BEGIN DATA EXTRACT
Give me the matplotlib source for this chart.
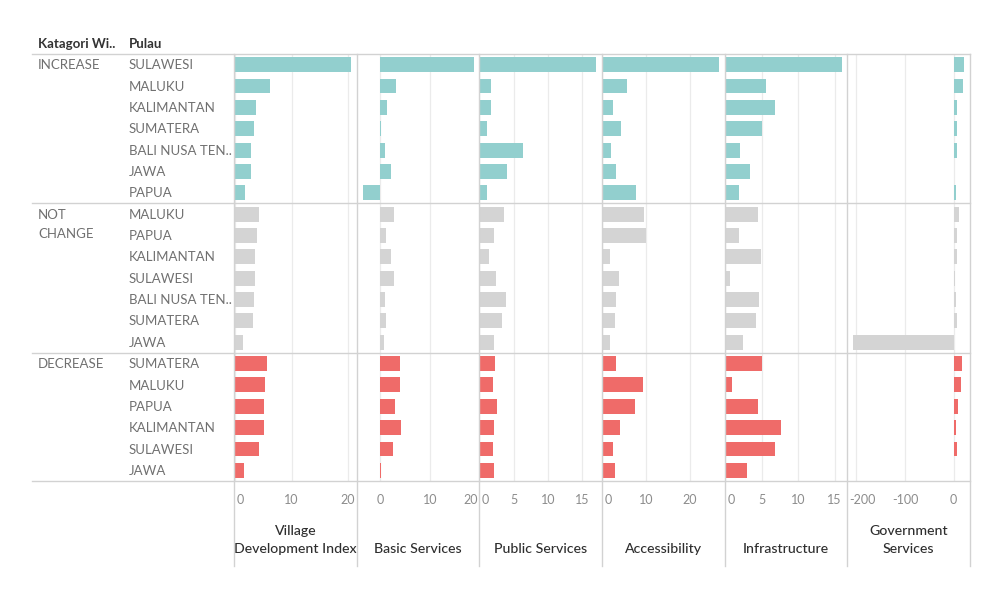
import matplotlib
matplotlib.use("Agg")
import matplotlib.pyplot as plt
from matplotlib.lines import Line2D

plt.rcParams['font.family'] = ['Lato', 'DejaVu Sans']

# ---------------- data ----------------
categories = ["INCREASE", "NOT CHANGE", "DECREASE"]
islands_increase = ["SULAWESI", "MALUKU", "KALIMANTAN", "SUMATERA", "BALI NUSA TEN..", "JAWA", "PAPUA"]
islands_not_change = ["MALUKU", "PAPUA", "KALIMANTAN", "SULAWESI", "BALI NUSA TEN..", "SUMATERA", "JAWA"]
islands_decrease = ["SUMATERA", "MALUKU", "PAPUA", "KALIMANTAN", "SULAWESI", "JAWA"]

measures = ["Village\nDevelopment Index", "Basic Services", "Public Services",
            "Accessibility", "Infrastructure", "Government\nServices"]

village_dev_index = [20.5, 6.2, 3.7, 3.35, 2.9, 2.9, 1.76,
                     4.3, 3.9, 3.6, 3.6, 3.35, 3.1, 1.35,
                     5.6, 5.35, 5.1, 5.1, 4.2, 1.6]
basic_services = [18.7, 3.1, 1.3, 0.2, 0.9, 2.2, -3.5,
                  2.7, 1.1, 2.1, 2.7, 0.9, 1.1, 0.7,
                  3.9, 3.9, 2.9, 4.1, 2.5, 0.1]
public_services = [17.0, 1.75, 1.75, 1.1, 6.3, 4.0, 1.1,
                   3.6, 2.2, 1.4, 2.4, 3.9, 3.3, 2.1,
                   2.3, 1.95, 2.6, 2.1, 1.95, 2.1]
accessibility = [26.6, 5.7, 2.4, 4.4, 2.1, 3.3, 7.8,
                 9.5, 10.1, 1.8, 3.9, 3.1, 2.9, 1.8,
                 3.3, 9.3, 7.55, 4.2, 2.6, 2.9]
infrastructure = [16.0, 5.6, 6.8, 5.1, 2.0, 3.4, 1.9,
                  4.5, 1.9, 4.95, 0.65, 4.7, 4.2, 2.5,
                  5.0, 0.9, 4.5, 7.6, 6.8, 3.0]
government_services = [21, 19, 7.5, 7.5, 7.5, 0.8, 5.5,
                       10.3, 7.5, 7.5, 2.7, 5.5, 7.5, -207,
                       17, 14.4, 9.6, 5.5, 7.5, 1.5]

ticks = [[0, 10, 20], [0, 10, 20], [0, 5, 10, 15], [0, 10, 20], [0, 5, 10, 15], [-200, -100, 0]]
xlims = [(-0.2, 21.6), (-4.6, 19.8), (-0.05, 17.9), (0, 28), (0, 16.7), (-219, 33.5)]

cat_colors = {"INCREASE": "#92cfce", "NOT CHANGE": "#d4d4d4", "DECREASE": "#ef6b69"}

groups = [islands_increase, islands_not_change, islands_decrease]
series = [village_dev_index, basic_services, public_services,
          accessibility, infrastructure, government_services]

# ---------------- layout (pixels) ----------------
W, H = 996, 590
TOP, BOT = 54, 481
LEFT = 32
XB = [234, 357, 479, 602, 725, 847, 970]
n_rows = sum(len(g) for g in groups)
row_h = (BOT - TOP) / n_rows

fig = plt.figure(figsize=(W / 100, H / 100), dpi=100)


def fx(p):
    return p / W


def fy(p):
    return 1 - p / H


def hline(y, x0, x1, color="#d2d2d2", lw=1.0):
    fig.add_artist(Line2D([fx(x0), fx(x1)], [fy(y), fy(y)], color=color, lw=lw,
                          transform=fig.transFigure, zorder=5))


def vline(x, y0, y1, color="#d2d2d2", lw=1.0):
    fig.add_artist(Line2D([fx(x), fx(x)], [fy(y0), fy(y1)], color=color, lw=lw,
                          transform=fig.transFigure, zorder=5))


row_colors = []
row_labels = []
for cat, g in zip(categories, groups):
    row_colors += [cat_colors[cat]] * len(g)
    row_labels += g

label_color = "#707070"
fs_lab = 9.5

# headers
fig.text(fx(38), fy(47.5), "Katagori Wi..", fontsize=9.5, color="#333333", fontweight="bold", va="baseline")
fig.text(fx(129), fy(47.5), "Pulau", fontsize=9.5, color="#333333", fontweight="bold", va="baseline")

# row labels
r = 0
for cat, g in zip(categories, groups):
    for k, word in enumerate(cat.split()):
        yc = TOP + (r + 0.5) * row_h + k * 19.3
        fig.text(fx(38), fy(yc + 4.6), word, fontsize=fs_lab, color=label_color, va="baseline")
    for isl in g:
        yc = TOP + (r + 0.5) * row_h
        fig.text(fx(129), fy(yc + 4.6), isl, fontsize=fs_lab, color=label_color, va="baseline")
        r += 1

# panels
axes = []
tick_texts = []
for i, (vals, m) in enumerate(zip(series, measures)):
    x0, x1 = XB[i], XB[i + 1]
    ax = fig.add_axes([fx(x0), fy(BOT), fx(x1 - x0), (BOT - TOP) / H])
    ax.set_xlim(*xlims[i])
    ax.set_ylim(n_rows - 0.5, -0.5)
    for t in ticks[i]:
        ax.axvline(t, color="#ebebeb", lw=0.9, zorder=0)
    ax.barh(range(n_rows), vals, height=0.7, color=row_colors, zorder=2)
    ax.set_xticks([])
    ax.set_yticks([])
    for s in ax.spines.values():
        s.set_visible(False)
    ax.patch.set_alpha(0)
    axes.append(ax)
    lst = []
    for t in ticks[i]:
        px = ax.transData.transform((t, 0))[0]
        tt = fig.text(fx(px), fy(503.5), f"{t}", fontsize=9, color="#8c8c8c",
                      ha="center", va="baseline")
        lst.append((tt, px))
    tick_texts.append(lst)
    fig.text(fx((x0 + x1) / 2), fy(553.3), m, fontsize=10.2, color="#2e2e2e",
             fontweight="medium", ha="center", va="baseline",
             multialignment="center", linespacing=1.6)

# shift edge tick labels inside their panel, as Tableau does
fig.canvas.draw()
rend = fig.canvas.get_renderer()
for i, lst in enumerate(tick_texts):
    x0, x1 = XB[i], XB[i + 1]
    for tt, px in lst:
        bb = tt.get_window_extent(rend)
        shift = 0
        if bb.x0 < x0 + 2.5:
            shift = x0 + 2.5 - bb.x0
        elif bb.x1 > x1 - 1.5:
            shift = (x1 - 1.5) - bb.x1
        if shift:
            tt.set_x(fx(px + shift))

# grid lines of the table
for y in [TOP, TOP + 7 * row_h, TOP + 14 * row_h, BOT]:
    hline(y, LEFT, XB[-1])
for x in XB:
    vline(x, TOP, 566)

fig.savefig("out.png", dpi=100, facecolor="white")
END DATA EXTRACT
# WHAT IS NEEDED:
Write out exactly the opening lines of the data, stopping after the line that holds "17, 14.4, 9.6, 5.5, 7.5, 1.5]". Exclude pictures.

# ANSWER TO THE PROBLEM:
Give me the matplotlib source for this chart.
import matplotlib
matplotlib.use("Agg")
import matplotlib.pyplot as plt
from matplotlib.lines import Line2D

plt.rcParams['font.family'] = ['Lato', 'DejaVu Sans']

# ---------------- data ----------------
categories = ["INCREASE", "NOT CHANGE", "DECREASE"]
islands_increase = ["SULAWESI", "MALUKU", "KALIMANTAN", "SUMATERA", "BALI NUSA TEN..", "JAWA", "PAPUA"]
islands_not_change = ["MALUKU", "PAPUA", "KALIMANTAN", "SULAWESI", "BALI NUSA TEN..", "SUMATERA", "JAWA"]
islands_decrease = ["SUMATERA", "MALUKU", "PAPUA", "KALIMANTAN", "SULAWESI", "JAWA"]

measures = ["Village\nDevelopment Index", "Basic Services", "Public Services",
            "Accessibility", "Infrastructure", "Government\nServices"]

village_dev_index = [20.5, 6.2, 3.7, 3.35, 2.9, 2.9, 1.76,
                     4.3, 3.9, 3.6, 3.6, 3.35, 3.1, 1.35,
                     5.6, 5.35, 5.1, 5.1, 4.2, 1.6]
basic_services = [18.7, 3.1, 1.3, 0.2, 0.9, 2.2, -3.5,
                  2.7, 1.1, 2.1, 2.7, 0.9, 1.1, 0.7,
                  3.9, 3.9, 2.9, 4.1, 2.5, 0.1]
public_services = [17.0, 1.75, 1.75, 1.1, 6.3, 4.0, 1.1,
                   3.6, 2.2, 1.4, 2.4, 3.9, 3.3, 2.1,
                   2.3, 1.95, 2.6, 2.1, 1.95, 2.1]
accessibility = [26.6, 5.7, 2.4, 4.4, 2.1, 3.3, 7.8,
                 9.5, 10.1, 1.8, 3.9, 3.1, 2.9, 1.8,
                 3.3, 9.3, 7.55, 4.2, 2.6, 2.9]
infrastructure = [16.0, 5.6, 6.8, 5.1, 2.0, 3.4, 1.9,
                  4.5, 1.9, 4.95, 0.65, 4.7, 4.2, 2.5,
                  5.0, 0.9, 4.5, 7.6, 6.8, 3.0]
government_services = [21, 19, 7.5, 7.5, 7.5, 0.8, 5.5,
                       10.3, 7.5, 7.5, 2.7, 5.5, 7.5, -207,
                       17, 14.4, 9.6, 5.5, 7.5, 1.5]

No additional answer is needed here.